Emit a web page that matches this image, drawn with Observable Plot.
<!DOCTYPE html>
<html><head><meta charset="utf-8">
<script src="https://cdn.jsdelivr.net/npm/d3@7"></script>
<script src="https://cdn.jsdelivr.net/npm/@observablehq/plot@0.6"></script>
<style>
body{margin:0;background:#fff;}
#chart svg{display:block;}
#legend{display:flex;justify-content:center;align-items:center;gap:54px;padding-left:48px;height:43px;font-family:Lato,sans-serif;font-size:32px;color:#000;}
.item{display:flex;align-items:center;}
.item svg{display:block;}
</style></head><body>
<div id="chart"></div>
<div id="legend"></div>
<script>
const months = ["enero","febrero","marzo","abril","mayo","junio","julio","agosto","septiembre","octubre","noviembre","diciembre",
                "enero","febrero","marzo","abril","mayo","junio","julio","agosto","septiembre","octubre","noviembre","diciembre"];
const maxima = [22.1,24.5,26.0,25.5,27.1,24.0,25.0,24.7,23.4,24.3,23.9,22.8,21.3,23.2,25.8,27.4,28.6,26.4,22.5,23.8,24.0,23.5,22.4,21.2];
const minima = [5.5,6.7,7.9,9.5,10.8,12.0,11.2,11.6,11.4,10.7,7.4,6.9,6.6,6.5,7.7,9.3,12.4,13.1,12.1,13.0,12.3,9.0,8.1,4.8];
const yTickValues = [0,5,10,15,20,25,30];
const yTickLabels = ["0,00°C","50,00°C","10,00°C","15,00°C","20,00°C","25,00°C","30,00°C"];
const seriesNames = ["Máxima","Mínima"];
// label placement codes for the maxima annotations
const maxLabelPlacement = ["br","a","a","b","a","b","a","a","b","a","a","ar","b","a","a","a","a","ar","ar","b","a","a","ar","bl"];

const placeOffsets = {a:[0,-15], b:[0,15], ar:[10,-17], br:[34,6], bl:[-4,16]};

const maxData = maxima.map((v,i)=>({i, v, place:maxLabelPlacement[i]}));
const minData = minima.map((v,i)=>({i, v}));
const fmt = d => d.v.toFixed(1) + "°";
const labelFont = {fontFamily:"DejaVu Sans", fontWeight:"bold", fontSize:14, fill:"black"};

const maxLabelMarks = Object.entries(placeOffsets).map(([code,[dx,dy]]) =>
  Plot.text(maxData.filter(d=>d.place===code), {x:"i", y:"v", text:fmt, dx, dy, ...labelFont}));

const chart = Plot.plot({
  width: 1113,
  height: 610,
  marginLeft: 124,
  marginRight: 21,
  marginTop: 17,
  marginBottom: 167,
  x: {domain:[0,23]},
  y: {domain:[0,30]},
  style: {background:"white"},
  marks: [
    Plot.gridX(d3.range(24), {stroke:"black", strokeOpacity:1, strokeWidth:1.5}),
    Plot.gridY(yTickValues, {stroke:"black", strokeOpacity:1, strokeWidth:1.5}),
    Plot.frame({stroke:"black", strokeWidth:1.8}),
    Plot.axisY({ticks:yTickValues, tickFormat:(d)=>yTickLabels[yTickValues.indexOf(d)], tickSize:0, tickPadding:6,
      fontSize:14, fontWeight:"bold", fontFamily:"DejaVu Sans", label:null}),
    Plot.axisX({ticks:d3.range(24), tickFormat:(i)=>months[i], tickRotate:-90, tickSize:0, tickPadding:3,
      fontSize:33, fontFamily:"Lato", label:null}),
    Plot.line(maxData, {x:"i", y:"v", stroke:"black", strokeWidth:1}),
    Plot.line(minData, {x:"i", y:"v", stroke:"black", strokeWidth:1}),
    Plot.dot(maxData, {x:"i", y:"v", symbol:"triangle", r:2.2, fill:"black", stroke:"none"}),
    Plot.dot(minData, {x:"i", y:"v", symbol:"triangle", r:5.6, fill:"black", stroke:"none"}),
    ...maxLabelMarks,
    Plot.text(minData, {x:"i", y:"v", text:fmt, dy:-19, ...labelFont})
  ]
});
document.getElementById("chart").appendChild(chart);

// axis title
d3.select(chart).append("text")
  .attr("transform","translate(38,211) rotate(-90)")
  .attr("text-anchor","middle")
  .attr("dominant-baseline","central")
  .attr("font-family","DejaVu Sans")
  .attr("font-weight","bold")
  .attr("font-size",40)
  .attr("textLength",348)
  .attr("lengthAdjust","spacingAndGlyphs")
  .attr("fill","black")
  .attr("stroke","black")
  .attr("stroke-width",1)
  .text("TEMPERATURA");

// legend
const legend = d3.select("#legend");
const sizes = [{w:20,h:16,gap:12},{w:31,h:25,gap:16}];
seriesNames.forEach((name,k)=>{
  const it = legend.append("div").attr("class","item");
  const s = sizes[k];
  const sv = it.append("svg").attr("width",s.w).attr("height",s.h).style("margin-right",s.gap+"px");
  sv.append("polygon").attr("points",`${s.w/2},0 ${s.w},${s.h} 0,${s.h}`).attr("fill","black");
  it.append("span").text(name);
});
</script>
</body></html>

Description of the task:
Set down all of the data above, word for word.

Final answer:
Emit a web page that matches this image, drawn with Observable Plot.
<!DOCTYPE html>
<html><head><meta charset="utf-8">
<script src="https://cdn.jsdelivr.net/npm/d3@7"></script>
<script src="https://cdn.jsdelivr.net/npm/@observablehq/plot@0.6"></script>
<style>
body{margin:0;background:#fff;}
#chart svg{display:block;}
#legend{display:flex;justify-content:center;align-items:center;gap:54px;padding-left:48px;height:43px;font-family:Lato,sans-serif;font-size:32px;color:#000;}
.item{display:flex;align-items:center;}
.item svg{display:block;}
</style></head><body>
<div id="chart"></div>
<div id="legend"></div>
<script>
const months = ["enero","febrero","marzo","abril","mayo","junio","julio","agosto","septiembre","octubre","noviembre","diciembre",
                "enero","febrero","marzo","abril","mayo","junio","julio","agosto","septiembre","octubre","noviembre","diciembre"];
const maxima = [22.1,24.5,26.0,25.5,27.1,24.0,25.0,24.7,23.4,24.3,23.9,22.8,21.3,23.2,25.8,27.4,28.6,26.4,22.5,23.8,24.0,23.5,22.4,21.2];
const minima = [5.5,6.7,7.9,9.5,10.8,12.0,11.2,11.6,11.4,10.7,7.4,6.9,6.6,6.5,7.7,9.3,12.4,13.1,12.1,13.0,12.3,9.0,8.1,4.8];
const yTickValues = [0,5,10,15,20,25,30];
const yTickLabels = ["0,00°C","50,00°C","10,00°C","15,00°C","20,00°C","25,00°C","30,00°C"];
const seriesNames = ["Máxima","Mínima"];
// label placement codes for the maxima annotations
const maxLabelPlacement = ["br","a","a","b","a","b","a","a","b","a","a","ar","b","a","a","a","a","ar","ar","b","a","a","ar","bl"];

const placeOffsets = {a:[0,-15], b:[0,15], ar:[10,-17], br:[34,6], bl:[-4,16]};

const maxData = maxima.map((v,i)=>({i, v, place:maxLabelPlacement[i]}));
const minData = minima.map((v,i)=>({i, v}));
const fmt = d => d.v.toFixed(1) + "°";
const labelFont = {fontFamily:"DejaVu Sans", fontWeight:"bold", fontSize:14, fill:"black"};

const maxLabelMarks = Object.entries(placeOffsets).map(([code,[dx,dy]]) =>
  Plot.text(maxData.filter(d=>d.place===code), {x:"i", y:"v", text:fmt, dx, dy, ...labelFont}));

const chart = Plot.plot({
  width: 1113,
  height: 610,
  marginLeft: 124,
  marginRight: 21,
  marginTop: 17,
  marginBottom: 167,
  x: {domain:[0,23]},
  y: {domain:[0,30]},
  style: {background:"white"},
  marks: [
    Plot.gridX(d3.range(24), {stroke:"black", strokeOpacity:1, strokeWidth:1.5}),
    Plot.gridY(yTickValues, {stroke:"black", strokeOpacity:1, strokeWidth:1.5}),
    Plot.frame({stroke:"black", strokeWidth:1.8}),
    Plot.axisY({ticks:yTickValues, tickFormat:(d)=>yTickLabels[yTickValues.indexOf(d)], tickSize:0, tickPadding:6,
      fontSize:14, fontWeight:"bold", fontFamily:"DejaVu Sans", label:null}),
    Plot.axisX({ticks:d3.range(24), tickFormat:(i)=>months[i], tickRotate:-90, tickSize:0, tickPadding:3,
      fontSize:33, fontFamily:"Lato", label:null}),
    Plot.line(maxData, {x:"i", y:"v", stroke:"black", strokeWidth:1}),
    Plot.line(minData, {x:"i", y:"v", stroke:"black", strokeWidth:1}),
    Plot.dot(maxData, {x:"i", y:"v", symbol:"triangle", r:2.2, fill:"black", stroke:"none"}),
    Plot.dot(minData, {x:"i", y:"v", symbol:"triangle", r:5.6, fill:"black", stroke:"none"}),
    ...maxLabelMarks,
    Plot.text(minData, {x:"i", y:"v", text:fmt, dy:-19, ...labelFont})
  ]
});
document.getElementById("chart").appendChild(chart);

// axis title
d3.select(chart).append("text")
  .attr("transform","translate(38,211) rotate(-90)")
  .attr("text-anchor","middle")
  .attr("dominant-baseline","central")
  .attr("font-family","DejaVu Sans")
  .attr("font-weight","bold")
  .attr("font-size",40)
  .attr("textLength",348)
  .attr("lengthAdjust","spacingAndGlyphs")
  .attr("fill","black")
  .attr("stroke","black")
  .attr("stroke-width",1)
  .text("TEMPERATURA");

// legend
const legend = d3.select("#legend");
const sizes = [{w:20,h:16,gap:12},{w:31,h:25,gap:16}];
seriesNames.forEach((name,k)=>{
  const it = legend.append("div").attr("class","item");
  const s = sizes[k];
  const sv = it.append("svg").attr("width",s.w).attr("height",s.h).style("margin-right",s.gap+"px");
  sv.append("polygon").attr("points",`${s.w/2},0 ${s.w},${s.h} 0,${s.h}`).attr("fill","black");
  it.append("span").text(name);
});
</script>
</body></html>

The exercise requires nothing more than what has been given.